The portraits return the viewer’s stare, quite a feat since they have no eyes. No lips or nose either. The only individual identifier on the grayscale busts: inmate booking numbers.
Painted rows of Freedom Riders — historic civil rights protestors who weathered violent mobs to challenge Southern segregation laws — were created by Soynika Edwards-Bush. They represent fresh departures in theme and style for the Mobile-area artist, something born from quarantine and her sense of unfolding history.
“I don’t want them to be forgotten because we wouldn’t have Black Lives Matter without that earlier era,” Edwards-Bush said.
The 4-by-5-foot painting in her new civil rights-themed series emerged during the late Rep.

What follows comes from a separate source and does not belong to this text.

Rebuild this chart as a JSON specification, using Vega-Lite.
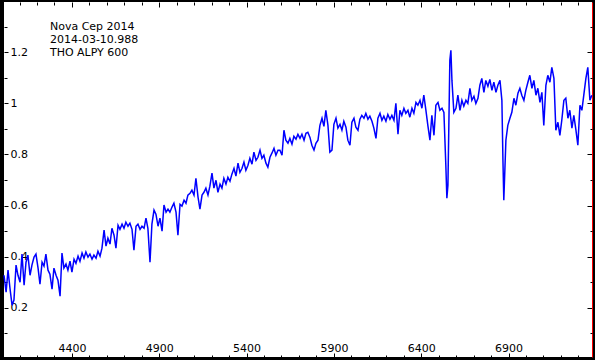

John Lewis’ mid-July memorials. She captured him in acrylic, too — his khaki coat lapels visible in the upper left-hand corner.

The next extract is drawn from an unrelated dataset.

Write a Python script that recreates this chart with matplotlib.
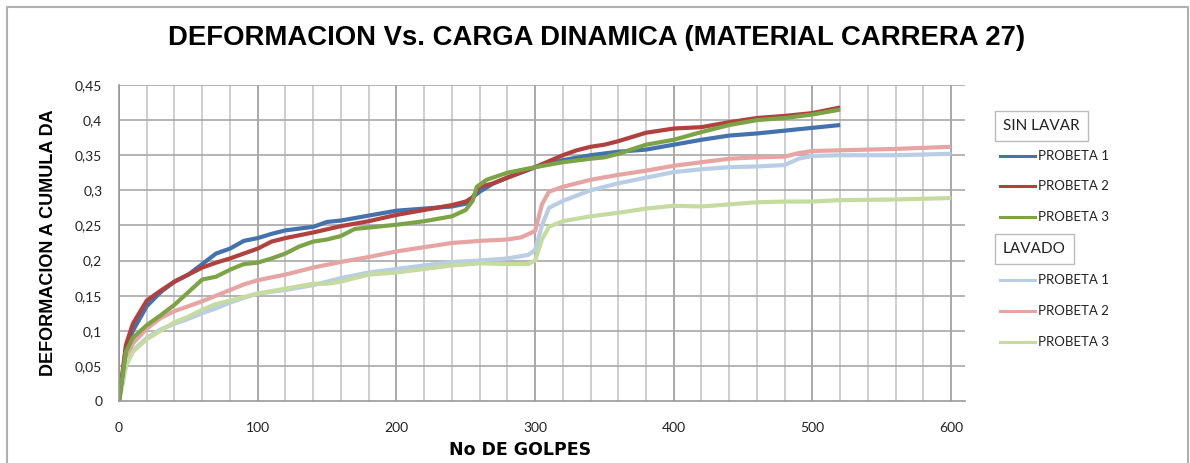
import numpy as np
import matplotlib.pyplot as plt
from matplotlib.lines import Line2D

plt.rcParams['font.family'] = ['Lato', 'DejaVu Sans']

# --- datos ---
x_sl1 = [0, 5, 10, 20, 30, 40, 50, 60, 70, 80, 90, 100, 110, 120, 140, 150, 160, 180, 200, 220, 240, 250, 255, 260, 270,
         280, 300, 320, 340, 360, 380, 400, 420, 440, 460, 480, 500, 520]
y_sl1 = [0, 0.075, 0.1, 0.135, 0.155, 0.17, 0.18, 0.195, 0.21, 0.217, 0.228, 0.232, 0.238, 0.243, 0.248, 0.255, 0.257,
         0.264, 0.271, 0.274, 0.277, 0.281, 0.29, 0.298, 0.31, 0.318, 0.333, 0.343, 0.35, 0.355, 0.358, 0.365, 0.372,
         0.378, 0.381, 0.385, 0.389, 0.393]

x_sl2 = [0, 5, 10, 20, 30, 40, 50, 60, 70, 80, 90, 100, 110, 120, 140, 160, 180, 200, 220, 240, 250, 255, 260, 270, 280,
         300, 320, 330, 340, 350, 360, 380, 400, 420, 440, 460, 480, 500, 520]
y_sl2 = [0, 0.08, 0.11, 0.143, 0.157, 0.17, 0.18, 0.19, 0.197, 0.203, 0.21, 0.217, 0.227, 0.232, 0.24, 0.249, 0.256,
         0.265, 0.272, 0.279, 0.284, 0.29, 0.305, 0.31, 0.318, 0.333, 0.35, 0.357, 0.362, 0.365, 0.37, 0.382, 0.388,
         0.39, 0.397, 0.403, 0.406, 0.41, 0.418]

x_sl3 = [0, 5, 10, 20, 30, 40, 50, 60, 70, 80, 90, 100, 110, 120, 130, 140, 150, 160, 170, 180, 200, 220, 240, 250, 255,
         258, 265, 280, 300, 320, 340, 350, 360, 380, 400, 420, 440, 460, 480, 500, 520]
y_sl3 = [0, 0.07, 0.09, 0.108, 0.122, 0.137, 0.155, 0.173, 0.177, 0.187, 0.195, 0.197, 0.203, 0.21, 0.22, 0.227, 0.23,
         0.235, 0.245, 0.247, 0.251, 0.256, 0.263, 0.272, 0.285, 0.305, 0.315, 0.325, 0.333, 0.34, 0.345, 0.347, 0.352,
         0.365, 0.372, 0.383, 0.393, 0.4, 0.403, 0.408, 0.415]

x_la1 = [0, 5, 10, 20, 30, 40, 50, 60, 70, 80, 90, 100, 120, 140, 160, 180, 200, 220, 240, 260, 280, 295, 300, 305, 310,
         320, 340, 360, 380, 400, 420, 440, 460, 480, 490, 500, 520, 560, 600]
y_la1 = [0, 0.05, 0.072, 0.09, 0.102, 0.11, 0.117, 0.125, 0.132, 0.14, 0.147, 0.153, 0.158, 0.165, 0.175, 0.183, 0.188,
         0.193, 0.198, 0.2, 0.203, 0.208, 0.215, 0.25, 0.275, 0.285, 0.3, 0.31, 0.318, 0.326, 0.33, 0.333, 0.334, 0.336,
         0.345, 0.349, 0.35, 0.35, 0.352]

x_la2 = [0, 5, 10, 20, 30, 40, 50, 60, 70, 80, 90, 100, 120, 140, 160, 180, 200, 220, 240, 260, 280, 290, 300, 305, 310,
         320, 340, 360, 380, 400, 420, 440, 460, 480, 490, 500, 520, 560, 600]
y_la2 = [0, 0.06, 0.082, 0.103, 0.118, 0.128, 0.135, 0.142, 0.15, 0.158, 0.166, 0.172, 0.18, 0.19, 0.198, 0.205, 0.213,
         0.219, 0.225, 0.228, 0.23, 0.233, 0.242, 0.28, 0.298, 0.305, 0.315, 0.322, 0.328, 0.335, 0.34, 0.345, 0.347,
         0.348, 0.353, 0.356, 0.357, 0.359, 0.362]

x_la3 = [0, 5, 10, 20, 30, 40, 50, 60, 70, 80, 90, 100, 120, 140, 150, 160, 180, 200, 220, 240, 260, 280, 295, 300, 305,
         310, 320, 340, 360, 380, 400, 420, 440, 460, 480, 500, 520, 560, 600]
y_la3 = [0, 0.05, 0.07, 0.088, 0.1, 0.112, 0.12, 0.13, 0.138, 0.143, 0.148, 0.153, 0.16, 0.167, 0.167, 0.17, 0.18, 0.183,
         0.188, 0.193, 0.196, 0.195, 0.195, 0.2, 0.23, 0.248, 0.256, 0.263, 0.268, 0.274, 0.278, 0.277, 0.28, 0.283,
         0.284, 0.284, 0.286, 0.287, 0.289]

etiquetas = ['PROBETA 1', 'PROBETA 2', 'PROBETA 3']
c_sin = ['#4472AD', '#B0413E', '#7CA345']
c_lav = ['#B9CDE5', '#E6A4A3', '#C5DBA0']

fig = plt.figure(figsize=(11.9, 4.63), dpi=100)
ax = fig.add_axes([119/1190, 1-401/463, (965-119)/1190, 316/463])

# lineas de division
for xv in np.arange(0, 601, 20):
    mayor = xv % 100 == 0
    ax.axvline(xv, color='#999999' if mayor else '#c6c6c6', lw=1.2, zorder=0)
for yv in np.arange(0.05, 0.451, 0.05):
    ax.axhline(yv, color='#a8a8a8', lw=1.2, zorder=0)

datos_sin = [(x_sl1, y_sl1), (x_sl2, y_sl2), (x_sl3, y_sl3)]
datos_lav = [(x_la1, y_la1), (x_la2, y_la2), (x_la3, y_la3)]
for (xs, ys), c in zip(datos_lav, c_lav):
    ax.plot(xs, ys, color=c, lw=3, solid_capstyle='butt', solid_joinstyle='round')
for (xs, ys), c in zip(datos_sin, c_sin):
    ax.plot(xs, ys, color=c, lw=3, solid_capstyle='butt', solid_joinstyle='round')

ax.set_xlim(0, 610)
ax.set_ylim(0, 0.45)
ax.set_xticks(np.arange(0, 601, 100))
ax.set_yticks(np.arange(0, 0.451, 0.05))
ax.set_yticklabels(['0' if v == 0 else ('%g' % round(v, 2)).replace('.', ',') for v in np.arange(0, 0.451, 0.05)])
ax.tick_params(length=0, labelsize=10, colors='#222222', pad=12)
ax.tick_params(axis='x', pad=15)
for s in ['top', 'right']:
    ax.spines[s].set_visible(False)
for s in ['left', 'bottom']:
    ax.spines[s].set_color('#999999')
    ax.spines[s].set_linewidth(1.2)

ax.set_xlabel('No DE GOLPES', fontsize=12.5, fontweight='bold', family='Liberation Sans Narrow')
ax.xaxis.set_label_coords((520-119)/(965-119), -(441-401)/316)
ax.set_ylabel('DEFORMACION A CUMULA DA', fontsize=13, fontweight='bold', family='Liberation Sans')
ax.yaxis.set_label_coords(-(119-57)/(965-119), 0.5)
fig.text(597/1190, 1-38/463, 'DEFORMACION Vs. CARGA DINAMICA (MATERIAL CARRERA 27)',
         ha='center', va='center', fontsize=19.8, fontweight='bold', family='Liberation Sans')

# leyenda hecha a mano
def caja(texto, y):
    fig.text(1003/1190, 1-y/463, texto, ha='left', va='center', fontsize=11, color='#222222',
             bbox=dict(boxstyle='square,pad=0.55', fc='white', ec='#bbbbbb', lw=1))

def entrada(color, texto, y):
    yy = 1 - y/463
    fig.add_artist(Line2D([1000/1190, 1035/1190], [yy, yy], color=color, lw=2.2))
    fig.text(1038/1190, yy, texto, ha='left', va='center', fontsize=9.5, color='#222222')

caja('SIN LAVAR', 126)
for c, t, y in zip(c_sin, etiquetas, [156, 186, 217]):
    entrada(c, t, y)
caja('LAVADO', 249)
for c, t, y in zip(c_lav, etiquetas, [280, 311, 342]):
    entrada(c, t, y)

# marco exterior
fig.add_artist(Line2D([7/1190, 7/1190, 1188/1190, 1188/1190], [0, 1-7/463, 1-7/463, 0],
                      color='#b0b0b0', lw=1.5))

fig.savefig('out.png', dpi=100)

“Looking at them, tracing every shadow, every stroke, you actually get a connection with the people you’re painting,” Edwards-Bush said. “I would go to bed and I would know they were in there. I just had to get done to move on to something else.”
The heads aren’t altogether devoid. There’s contour, eye sockets shadowed, cheekbones highlighted. The nebulous visages allow viewers to see anyone, someone they know and love, even themselves, in the figures’ places. Edwards-Bush has deliberately grafted outsider art elements into her previously realist portfolio in a search for synthesis and new emotive qualities.
“I used to look at folk art and think, ‘I could do that.’ I didn’t understand it was more of a feeling. Yeah, anybody could make a stick person, but it was what that stick person represented to you,” Edwards-Bush said.
The result is a juncture between artists she idolizes — Kadir Nelson, Betye Saar — and those she’s compared to, like Jacob Lawrence. Sensibilities honed during collegiate training are tempered with the creative instincts and legacy of rural Clarke County ancestors.
“My grandmother on my mother’s side was a quilter. I remember her and my great-aunt and some church women in her front room and she would have quilts hanging up. We’d be running the quilts, helping with patches,” Edwards-Bush said.
Other recent works follow thematic suit. “Take Me to the March, Daddy” shows a Black family beside bustling protestors. Hand-held signs — “I am a man,” “I have rights,” “We are equal” — jut from the crowd. A doll held by the youngest daughter bears an alarming purpose.
“The father told her if the police dogs come after them to just throw the doll so the dogs would get the doll instead,” Edwards-Bush said.
There’s a nod to Gordon Parks’ famous photo of a Black woman and girl outside the Saenger Theatre’s Jim Crow-era “colored entrance.” Edwards-Bush muses on forbears dressed to endure indignity.
“When my Grandma shopped at the boutiques downtown, she cared it was segregated but she wanted to look nice. The women took pride … No matter their background, they just wanted to be presented as classy,” Edwards-Bush said.
Audacity was sprinkled in there, too.
“An aunt told me one day she drank from the White fountain and didn’t care. I think she said that day she was ready to fight,” Edwards-Bush said.
One unsettling piece, “American Ballet,” was inspired by a historic photo. A Black man’s wrists and ankles are tightly bound in chains and pulled behind him. Hoisted aloft, concrete blocks weigh on the small of his back.
Though she cried while painting it, Edwards-Bush was determined to give the tortured man rebirth. In the background is a dance studio barre. A tree beside the figure sprouts pink blooms. Scattered petals flutter down.
“He is bent but giving the tree life. The blossom petals on his head, those are his mother’s tears,” Edwards-Bush said.
The artist is amidst her own renaissance. She delayed lifelong artistic ambitions to raise a family before her eldest daughter advised her, “Mama, you’ve got to start living your life.”
In the three years since then, she’s turned passion to vocation. Her website, threelittlesisters.com, keeps her busy.
“Two-thirds of what I’ve done have been commissions. I have shipped paintings off to L.A., to Detroit, to Pensacola, Birmingham, Texas,” Edwards-Bush said.
The artist has painted murals in Prichard, worked with at-risk youth and organized Mobile’s Black Lives Matter mural for Juneteenth as a member of the new Black Life Arts and Culture Coalition. Her impact will soon exceed local boundaries.
“Two of these are going to hang in Montgomery next year at the Alabama Department of Archives and History,” Edwards-Bush said.